The Writer’s Block

A column on craft by Linda Triegel

Here are some common words that confuse everyone, not just those of us who want to write professionally (and we should know better):

The verb affect means to influence or have an effect on. Effect as a verb means to bring about or cause; as a noun, it means result. (His opposition affected the outcome of the vote. The vote effected a change in policy. The effect of the change was staggering.)

Use fewer when referring to units that can be counted. Use less when they can be measured but are usually considered in bulk. (Cottage cheese is less fattening than ice cream because it contains fewer calories and less sugar and fat.)

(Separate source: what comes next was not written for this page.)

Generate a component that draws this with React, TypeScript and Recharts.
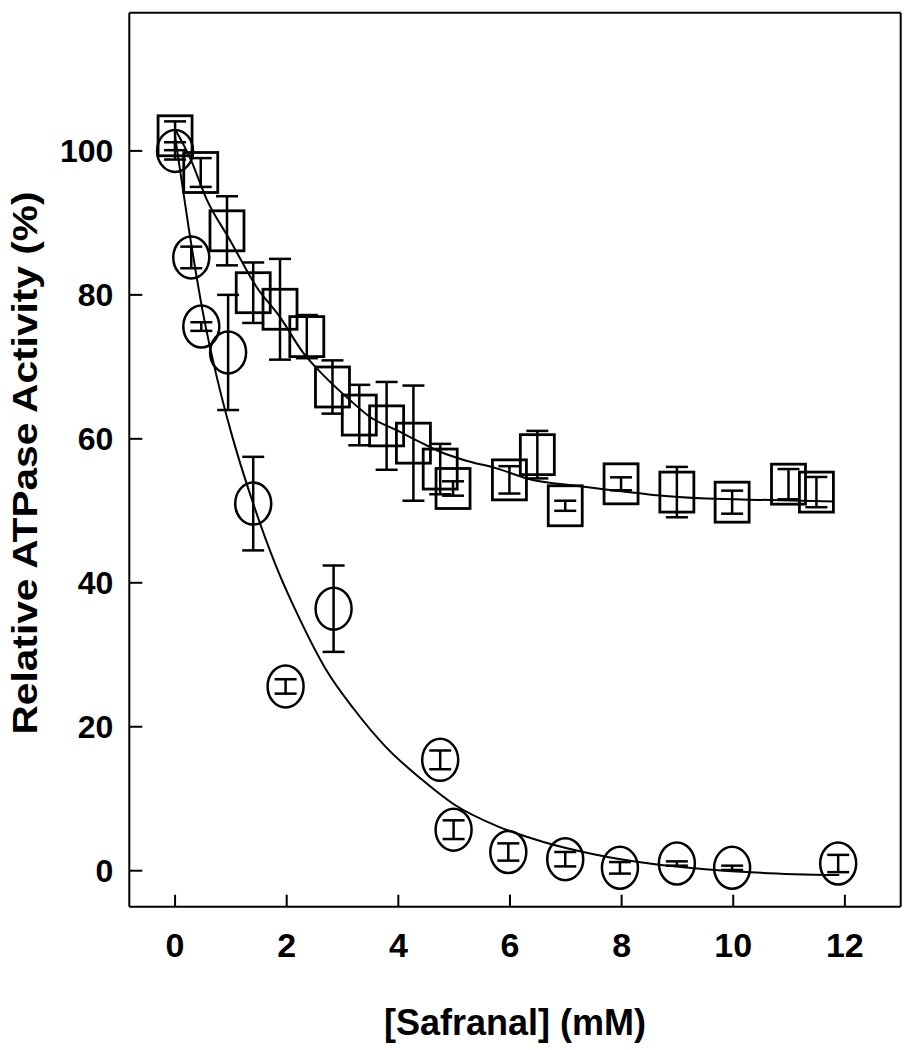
import React from 'react';
import { ComposedChart, XAxis, YAxis, Line, Scatter, ErrorBar } from 'recharts';

// Circles (lower curve)
const circleX = [0, 0.29, 0.47, 0.95, 1.4, 1.98, 2.84, 4.75, 4.99, 5.97, 6.99, 7.97, 8.99, 9.98, 11.88];
const circleY = [100, 85.2, 75.6, 72.0, 51.0, 25.6, 36.4, 15.4, 5.7, 2.6, 1.6, 0.4, 1.0, 0.4, 1.0];
const circleErr = [1.2, 1.5, 0.6, 8, 6.5, 1, 6, 1.3, 1.3, 1.2, 1, 0.8, 0.3, 0.3, 1.2];

// Squares (upper curve)
const squareX = [0, 0.46, 0.93, 1.4, 1.88, 2.36, 2.82, 3.3, 3.79, 4.27, 4.75, 4.98, 5.99, 6.49, 6.99, 7.99, 8.99, 9.98, 10.99, 11.49];
const squareY = [102.1, 97.0, 88.9, 80.3, 78.0, 74.2, 67.2, 63.3, 61.8, 59.4, 55.8, 53.1, 54.3, 57.8, 50.7, 53.75, 52.6, 51.2, 53.7, 52.6];
const squareErr = [2, 2, 4.8, 4.2, 7, 3, 3.7, 4.2, 6.1, 8, 3.5, 1, 1.9, 3.3, 0.7, 0.9, 3.5, 1.6, 2.1, 2.1];

// Fitted curves
const lowCurveX = [0, 0.25, 0.5, 0.75, 1, 1.4, 1.8, 2.2, 2.7, 3.2, 3.8, 4.4, 5, 5.8, 6.6, 7.5, 8.5, 9.5, 10.5, 11.9];
const lowCurveY = [102, 89, 77.5, 68.5, 61, 51, 42.5, 35.5, 28, 22.5, 17, 12.8, 9.2, 6.1, 4.0, 2.3, 1.0, 0.2, -0.3, -0.6];
const highCurveX = [0, 0.27, 0.57, 0.985, 1.46, 1.88, 2.3, 2.7, 3.13, 3.5, 3.97, 4.4, 4.75, 5.2, 5.76, 6.3, 7.25, 8.0, 8.57, 9.52, 10.66, 11.8];
const highCurveY = [103, 99, 93.2, 87.6, 81.1, 76.9, 71.9, 68.5, 65.4, 63, 61.2, 59.5, 58.2, 57, 55.9, 54.5, 53.4, 52.7, 52.2, 51.7, 51.5, 51.3];

const xTicks = [0, 2, 4, 6, 8, 10, 12];
const yTicks = [0, 20, 40, 60, 80, 100];
const xDomain = [-0.82, 13];
const yDomain = [-5, 119.2];

const circles = circleX.map((x, i) => ({ x, y: circleY[i], err: circleErr[i] }));
const squares = squareX.map((x, i) => ({ x, y: squareY[i], err: squareErr[i] }));
const lowCurve = lowCurveX.map((x, i) => ({ x, y: lowCurveY[i] }));
const highCurve = highCurveX.map((x, i) => ({ x, y: highCurveY[i] }));

const FONT = "'Liberation Sans', Arial, Helvetica, sans-serif";

const PL = 129.3, PR = 900.7, PT = 12.7, PB = 906.7;
const W = 906, H = 1050;

const XTick = (props: any) => {
  const { x, y, payload } = props;
  return (
    <text x={x} y={y} dy="0.71em" textAnchor="middle" fontFamily={FONT} fontWeight="bold" fontSize={34} fill="#000">
      {payload.value}
    </text>
  );
};

const CircleShape = (props: any) => {
  const { cx, cy } = props;
  if (cx == null || cy == null) return null;
  return <ellipse cx={cx} cy={cy} rx={18} ry={21} fill="none" stroke="#000" strokeWidth={2.5} />;
};

const SquareShape = (props: any) => {
  const { cx, cy } = props;
  if (cx == null || cy == null) return null;
  return <rect x={cx - 17} y={cy - 20} width={34} height={40} fill="none" stroke="#000" strokeWidth={2.8} />;
};

export default function App() {
  return (
    <div style={{ position: 'absolute', left: 0, top: 0, width: W, height: H, background: '#fff' }}>
      <ComposedChart
        width={W}
        height={H}
        margin={{ top: PT - 10, bottom: H - PB - 60, left: PL - 60, right: W - PR - 4 }}
      >
        <XAxis
          xAxisId={0}
          type="number"
          dataKey="x"
          domain={xDomain}
          ticks={xTicks}
          allowDataOverflow
          height={60}
          orientation="bottom"
          axisLine={{ stroke: '#000', strokeWidth: 2 }}
          tickLine={{ stroke: '#000', strokeWidth: 2 }}
          tickSize={-12}
          tickMargin={38}
          tick={<XTick />}
          interval={0}
        />
        <XAxis
          xAxisId="top"
          type="number"
          dataKey="x"
          domain={xDomain}
          ticks={xTicks}
          allowDataOverflow
          height={10}
          orientation="top"
          axisLine={{ stroke: '#000', strokeWidth: 2 }}
          tickLine={{ stroke: '#000', strokeWidth: 2 }}
          tickSize={-12}
          tick={false}
          interval={0}
        />
        <YAxis
          yAxisId={0}
          type="number"
          dataKey="y"
          domain={yDomain}
          ticks={yTicks}
          allowDataOverflow
          width={60}
          orientation="left"
          axisLine={{ stroke: '#000', strokeWidth: 2 }}
          tickLine={{ stroke: '#000', strokeWidth: 2 }}
          tickSize={-13}
          tickMargin={29}
          tick={{ fontFamily: FONT, fontWeight: 'bold', fontSize: 32, fill: '#000' }}
          interval={0}
        />
        <YAxis
          yAxisId="right"
          type="number"
          dataKey="y"
          domain={yDomain}
          ticks={yTicks}
          allowDataOverflow
          width={4}
          orientation="right"
          axisLine={{ stroke: '#000', strokeWidth: 2 }}
          tickLine={{ stroke: '#000', strokeWidth: 2 }}
          tickSize={-13}
          tick={false}
          interval={0}
        />
        <Line
          data={lowCurve}
          dataKey="y"
          type="monotone"
          stroke="#000"
          strokeWidth={2}
          dot={false}
          activeDot={false}
          isAnimationActive={false}
        />
        <Line
          data={highCurve}
          dataKey="y"
          type="monotone"
          stroke="#000"
          strokeWidth={2}
          dot={false}
          activeDot={false}
          isAnimationActive={false}
          xAxisId="top"
          yAxisId="right"
        />
        <Scatter data={circles} dataKey="y" shape={<CircleShape />} isAnimationActive={false}>
          <ErrorBar dataKey="err" direction="y" width={11} stroke="#000" strokeWidth={2.5} isAnimationActive={false} />
        </Scatter>
        <Scatter data={squares} dataKey="y" shape={<SquareShape />} isAnimationActive={false}>
          <ErrorBar dataKey="err" direction="y" width={11} stroke="#000" strokeWidth={2.5} isAnimationActive={false} />
        </Scatter>
      </ComposedChart>
      <svg width={W} height={H} style={{ position: 'absolute', left: 0, top: 0, pointerEvents: 'none' }}>
        <text
          transform="translate(37, 463) rotate(-90)"
          textAnchor="middle"
          fontFamily={FONT}
          fontWeight="bold"
          fontSize={35}
          fill="#000"
          textLength={543}
          lengthAdjust="spacingAndGlyphs"
        >
          Relative ATPase Activity (%)
        </text>
        <text x={515} y={1035} textAnchor="middle" fontFamily={FONT} fontWeight="bold" fontSize={36} fill="#000">
          [Safranal] (mM)
        </text>
      </svg>
    </div>
  );
}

Its is the possessive, just as his, hers, and theirs are. (The cat licked its paw.) It’s is a contraction (like can’t and won’t), short for “it is”. (It’s a lovely day tomorrow.) Remember one and you’ll remember the other. Don’t be confused by the rule that tells you to form the possessive by adding ‘s. Its is the exception that proves the rule.

Lay means to place, put down, or deposit. As a transitive verb, it requires a direct object (the thing you lay down). The past tense of “lay” is laid. (Lay the book on the table. He laid it down. She has laid her books next to it. They have been laying things down all over the house.)

Lie means to be in a reclining position or to be situated. It is an intransitive verb and does not take an object. The past of lie is lay. (Let it lie. He lay there without moving. She had just lain down beside him. They have been lying there for hours.)

Lie, of course, also means to tell a falsehood, in which case it is conjugated differently: I lie; he lied; we have lied like troopers; they have lied to us all along.

That refers to things (The apple that I gave the teacher had a worm in it); who to people (The teacher who screeched is the one who bit into the apple). If this were not so, Who’s Who would be called That’s That.

Who’s is the contraction of “who is”. (Who’s there?) Whose is the possessive form of who. (Whose is this blood-stained handkerchief?)

Your is the possessive form of you. (Did you find your keys?) You’re is the contraction of “you are”. (While you’re up, get me an Oreo.) This also applies to their and they’re, which is additionally complicated by there, which is neither possessive nor a contraction, so don’t use it for either.